## GIVEN REQUEST
Copy every line that mentions the word "with".
** BEGIN RECORDED INFORMATION **
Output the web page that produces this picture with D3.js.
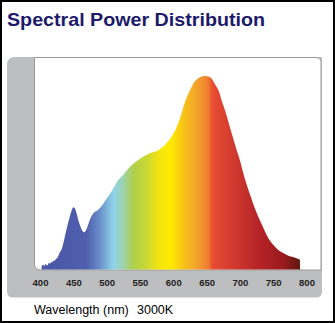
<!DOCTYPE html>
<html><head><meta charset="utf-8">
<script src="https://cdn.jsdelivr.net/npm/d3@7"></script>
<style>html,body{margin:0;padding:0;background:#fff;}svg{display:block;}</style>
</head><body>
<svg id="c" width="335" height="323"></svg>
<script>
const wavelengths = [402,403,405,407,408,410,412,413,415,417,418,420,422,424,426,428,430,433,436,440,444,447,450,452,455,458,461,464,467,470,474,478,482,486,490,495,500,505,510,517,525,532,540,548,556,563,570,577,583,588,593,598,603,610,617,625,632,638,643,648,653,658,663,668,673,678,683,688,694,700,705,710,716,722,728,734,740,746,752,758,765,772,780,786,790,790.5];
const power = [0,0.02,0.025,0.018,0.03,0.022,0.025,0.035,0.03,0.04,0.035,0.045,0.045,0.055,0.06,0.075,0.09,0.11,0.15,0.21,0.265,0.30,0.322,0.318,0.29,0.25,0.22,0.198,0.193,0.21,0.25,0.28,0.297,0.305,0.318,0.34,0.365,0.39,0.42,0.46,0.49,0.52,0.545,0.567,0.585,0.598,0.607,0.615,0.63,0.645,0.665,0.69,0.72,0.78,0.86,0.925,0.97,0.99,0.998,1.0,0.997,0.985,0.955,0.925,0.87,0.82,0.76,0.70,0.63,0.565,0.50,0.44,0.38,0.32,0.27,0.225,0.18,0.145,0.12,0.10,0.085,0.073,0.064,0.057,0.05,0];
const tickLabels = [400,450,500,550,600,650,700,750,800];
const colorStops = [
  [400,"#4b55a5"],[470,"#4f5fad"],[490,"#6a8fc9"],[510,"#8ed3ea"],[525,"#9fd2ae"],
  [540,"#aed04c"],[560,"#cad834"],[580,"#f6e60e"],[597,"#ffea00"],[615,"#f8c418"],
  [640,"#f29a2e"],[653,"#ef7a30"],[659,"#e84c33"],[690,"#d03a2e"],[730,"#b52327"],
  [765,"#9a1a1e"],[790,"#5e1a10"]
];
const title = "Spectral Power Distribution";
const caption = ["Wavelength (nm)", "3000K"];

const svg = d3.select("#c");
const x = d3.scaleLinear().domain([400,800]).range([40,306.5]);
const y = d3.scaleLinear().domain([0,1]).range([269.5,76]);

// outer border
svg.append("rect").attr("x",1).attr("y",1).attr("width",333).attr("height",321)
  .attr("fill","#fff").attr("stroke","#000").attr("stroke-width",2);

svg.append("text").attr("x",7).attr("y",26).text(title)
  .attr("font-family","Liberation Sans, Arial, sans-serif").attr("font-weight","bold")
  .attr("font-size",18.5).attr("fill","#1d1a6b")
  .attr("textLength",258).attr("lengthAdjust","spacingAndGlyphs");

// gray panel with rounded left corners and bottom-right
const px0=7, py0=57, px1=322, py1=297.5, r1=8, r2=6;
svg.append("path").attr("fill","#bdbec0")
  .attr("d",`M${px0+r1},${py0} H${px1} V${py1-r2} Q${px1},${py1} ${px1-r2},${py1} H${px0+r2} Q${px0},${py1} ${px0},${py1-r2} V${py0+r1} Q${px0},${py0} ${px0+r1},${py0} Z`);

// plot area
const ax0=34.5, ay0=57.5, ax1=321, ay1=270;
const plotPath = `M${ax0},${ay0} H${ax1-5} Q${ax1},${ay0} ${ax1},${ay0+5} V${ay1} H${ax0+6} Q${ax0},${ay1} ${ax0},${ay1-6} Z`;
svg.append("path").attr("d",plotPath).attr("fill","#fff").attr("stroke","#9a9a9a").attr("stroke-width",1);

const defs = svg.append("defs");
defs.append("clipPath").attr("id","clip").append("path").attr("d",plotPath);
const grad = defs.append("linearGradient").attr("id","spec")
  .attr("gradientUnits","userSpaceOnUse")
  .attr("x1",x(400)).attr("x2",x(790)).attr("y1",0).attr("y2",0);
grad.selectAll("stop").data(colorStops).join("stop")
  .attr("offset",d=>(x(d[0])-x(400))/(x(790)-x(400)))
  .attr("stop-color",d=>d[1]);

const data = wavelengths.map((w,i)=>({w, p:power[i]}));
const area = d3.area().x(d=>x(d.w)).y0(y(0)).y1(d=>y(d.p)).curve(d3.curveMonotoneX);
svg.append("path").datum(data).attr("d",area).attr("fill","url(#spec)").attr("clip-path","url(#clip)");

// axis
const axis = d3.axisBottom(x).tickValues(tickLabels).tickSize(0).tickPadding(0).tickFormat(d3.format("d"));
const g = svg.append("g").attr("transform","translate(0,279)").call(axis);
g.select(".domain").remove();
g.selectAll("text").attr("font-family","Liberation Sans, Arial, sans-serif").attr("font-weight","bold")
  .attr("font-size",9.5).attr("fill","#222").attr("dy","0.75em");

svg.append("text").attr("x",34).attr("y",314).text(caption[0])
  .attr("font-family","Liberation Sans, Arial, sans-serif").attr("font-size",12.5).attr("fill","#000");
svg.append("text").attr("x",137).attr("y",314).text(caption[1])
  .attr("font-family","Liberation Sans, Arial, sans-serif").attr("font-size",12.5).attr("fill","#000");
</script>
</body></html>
** END RECORDED INFORMATION **
## THE SOLUTION
Output the web page that produces this picture with D3.js.
// gray panel with rounded left corners and bottom-right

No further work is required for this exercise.